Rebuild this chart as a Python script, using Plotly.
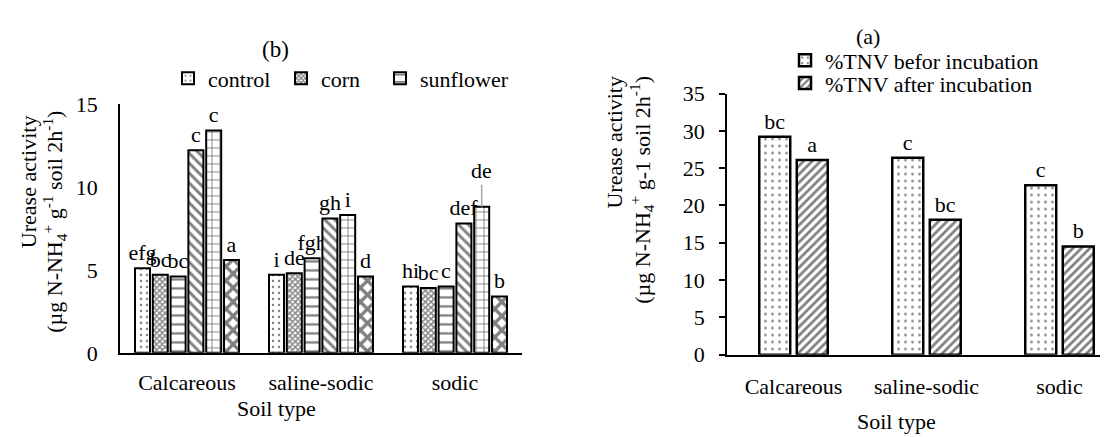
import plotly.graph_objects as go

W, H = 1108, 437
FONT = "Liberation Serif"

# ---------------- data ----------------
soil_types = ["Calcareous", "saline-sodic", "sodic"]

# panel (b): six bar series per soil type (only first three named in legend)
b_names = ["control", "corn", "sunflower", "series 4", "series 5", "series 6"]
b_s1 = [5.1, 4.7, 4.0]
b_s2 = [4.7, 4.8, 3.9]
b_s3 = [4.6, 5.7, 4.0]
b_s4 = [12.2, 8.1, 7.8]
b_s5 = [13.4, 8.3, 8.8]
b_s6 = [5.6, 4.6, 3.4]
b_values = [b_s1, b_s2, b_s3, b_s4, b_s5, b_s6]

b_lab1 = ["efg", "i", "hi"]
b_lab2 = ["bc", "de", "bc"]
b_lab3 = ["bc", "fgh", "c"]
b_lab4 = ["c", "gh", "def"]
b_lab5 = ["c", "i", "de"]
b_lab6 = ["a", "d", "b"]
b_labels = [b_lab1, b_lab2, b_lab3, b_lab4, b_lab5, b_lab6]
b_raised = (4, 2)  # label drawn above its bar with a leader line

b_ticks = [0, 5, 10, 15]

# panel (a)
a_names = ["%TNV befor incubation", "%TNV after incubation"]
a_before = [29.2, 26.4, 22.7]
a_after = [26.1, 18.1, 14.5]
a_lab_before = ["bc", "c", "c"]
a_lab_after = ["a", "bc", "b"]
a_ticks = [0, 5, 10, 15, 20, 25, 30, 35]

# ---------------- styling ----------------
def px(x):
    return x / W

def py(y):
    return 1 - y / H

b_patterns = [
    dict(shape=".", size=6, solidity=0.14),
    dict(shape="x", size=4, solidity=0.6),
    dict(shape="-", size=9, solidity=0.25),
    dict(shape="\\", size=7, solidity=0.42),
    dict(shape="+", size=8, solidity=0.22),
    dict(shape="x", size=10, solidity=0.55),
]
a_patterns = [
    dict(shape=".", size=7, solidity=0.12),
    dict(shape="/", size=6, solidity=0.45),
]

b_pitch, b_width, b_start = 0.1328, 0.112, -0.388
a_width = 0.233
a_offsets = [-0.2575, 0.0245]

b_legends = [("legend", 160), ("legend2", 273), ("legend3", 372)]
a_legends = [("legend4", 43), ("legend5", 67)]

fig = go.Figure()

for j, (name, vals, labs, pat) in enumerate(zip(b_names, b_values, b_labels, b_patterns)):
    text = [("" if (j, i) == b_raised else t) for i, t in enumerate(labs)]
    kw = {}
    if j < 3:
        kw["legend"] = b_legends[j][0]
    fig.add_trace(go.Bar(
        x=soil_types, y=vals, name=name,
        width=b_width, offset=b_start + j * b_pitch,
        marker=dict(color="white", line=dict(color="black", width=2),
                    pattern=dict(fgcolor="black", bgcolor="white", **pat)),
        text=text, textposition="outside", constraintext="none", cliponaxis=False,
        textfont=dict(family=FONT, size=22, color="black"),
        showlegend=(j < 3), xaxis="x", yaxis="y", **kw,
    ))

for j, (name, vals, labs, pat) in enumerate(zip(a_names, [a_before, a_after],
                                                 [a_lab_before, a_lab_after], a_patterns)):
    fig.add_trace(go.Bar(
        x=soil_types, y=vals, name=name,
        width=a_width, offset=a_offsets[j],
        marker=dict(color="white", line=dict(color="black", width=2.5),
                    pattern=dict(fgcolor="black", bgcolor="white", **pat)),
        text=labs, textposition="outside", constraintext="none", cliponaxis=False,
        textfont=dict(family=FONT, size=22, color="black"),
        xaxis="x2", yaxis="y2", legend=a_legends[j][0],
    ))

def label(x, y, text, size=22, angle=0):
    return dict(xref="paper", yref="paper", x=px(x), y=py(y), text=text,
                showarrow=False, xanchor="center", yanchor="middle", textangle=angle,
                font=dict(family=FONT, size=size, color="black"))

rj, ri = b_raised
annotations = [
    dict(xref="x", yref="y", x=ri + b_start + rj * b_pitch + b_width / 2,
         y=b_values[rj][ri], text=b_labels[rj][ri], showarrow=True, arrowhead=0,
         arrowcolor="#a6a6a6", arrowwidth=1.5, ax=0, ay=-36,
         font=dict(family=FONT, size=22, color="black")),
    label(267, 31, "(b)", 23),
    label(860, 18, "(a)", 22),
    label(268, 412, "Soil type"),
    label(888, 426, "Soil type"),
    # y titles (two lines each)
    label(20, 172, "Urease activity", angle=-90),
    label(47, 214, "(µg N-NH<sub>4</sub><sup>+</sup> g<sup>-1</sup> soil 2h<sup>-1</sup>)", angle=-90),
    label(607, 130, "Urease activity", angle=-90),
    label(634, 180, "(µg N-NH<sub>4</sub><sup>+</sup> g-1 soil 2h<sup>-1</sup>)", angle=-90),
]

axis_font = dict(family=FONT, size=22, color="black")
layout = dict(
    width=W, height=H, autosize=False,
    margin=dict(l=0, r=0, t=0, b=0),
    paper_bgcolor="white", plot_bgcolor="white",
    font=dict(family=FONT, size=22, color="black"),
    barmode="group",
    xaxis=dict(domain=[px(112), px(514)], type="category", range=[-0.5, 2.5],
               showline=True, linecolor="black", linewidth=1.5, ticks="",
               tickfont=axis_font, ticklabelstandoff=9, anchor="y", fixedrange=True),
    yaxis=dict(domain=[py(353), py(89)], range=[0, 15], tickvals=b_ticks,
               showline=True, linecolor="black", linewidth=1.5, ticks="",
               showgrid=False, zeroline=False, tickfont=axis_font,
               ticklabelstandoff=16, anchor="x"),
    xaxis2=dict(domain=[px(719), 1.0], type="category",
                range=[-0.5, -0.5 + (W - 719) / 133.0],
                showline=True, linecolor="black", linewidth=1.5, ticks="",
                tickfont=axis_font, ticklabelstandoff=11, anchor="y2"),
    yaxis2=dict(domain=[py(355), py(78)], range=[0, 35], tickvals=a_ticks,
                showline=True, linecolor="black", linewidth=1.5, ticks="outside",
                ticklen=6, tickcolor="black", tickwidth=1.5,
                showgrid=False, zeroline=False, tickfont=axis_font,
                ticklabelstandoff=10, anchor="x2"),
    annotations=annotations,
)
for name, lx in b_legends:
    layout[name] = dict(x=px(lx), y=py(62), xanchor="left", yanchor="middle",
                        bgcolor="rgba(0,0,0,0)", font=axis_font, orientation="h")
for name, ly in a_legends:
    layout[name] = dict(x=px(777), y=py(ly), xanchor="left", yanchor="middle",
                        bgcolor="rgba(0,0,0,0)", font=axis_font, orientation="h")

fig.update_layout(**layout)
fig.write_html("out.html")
* * *
» Set problem: Starting with the first line of the data above and ending with the line containing "return 1 - y / H", please restate every line exactly, leaving images out.

» Reply to the task:
Rebuild this chart as a Python script, using Plotly.
import plotly.graph_objects as go

W, H = 1108, 437
FONT = "Liberation Serif"

# ---------------- data ----------------
soil_types = ["Calcareous", "saline-sodic", "sodic"]

# panel (b): six bar series per soil type (only first three named in legend)
b_names = ["control", "corn", "sunflower", "series 4", "series 5", "series 6"]
b_s1 = [5.1, 4.7, 4.0]
b_s2 = [4.7, 4.8, 3.9]
b_s3 = [4.6, 5.7, 4.0]
b_s4 = [12.2, 8.1, 7.8]
b_s5 = [13.4, 8.3, 8.8]
b_s6 = [5.6, 4.6, 3.4]
b_values = [b_s1, b_s2, b_s3, b_s4, b_s5, b_s6]

b_lab1 = ["efg", "i", "hi"]
b_lab2 = ["bc", "de", "bc"]
b_lab3 = ["bc", "fgh", "c"]
b_lab4 = ["c", "gh", "def"]
b_lab5 = ["c", "i", "de"]
b_lab6 = ["a", "d", "b"]
b_labels = [b_lab1, b_lab2, b_lab3, b_lab4, b_lab5, b_lab6]
b_raised = (4, 2)  # label drawn above its bar with a leader line

b_ticks = [0, 5, 10, 15]

# panel (a)
a_names = ["%TNV befor incubation", "%TNV after incubation"]
a_before = [29.2, 26.4, 22.7]
a_after = [26.1, 18.1, 14.5]
a_lab_before = ["bc", "c", "c"]
a_lab_after = ["a", "bc", "b"]
a_ticks = [0, 5, 10, 15, 20, 25, 30, 35]

# ---------------- styling ----------------
def px(x):
    return x / W

def py(y):
    return 1 - y / H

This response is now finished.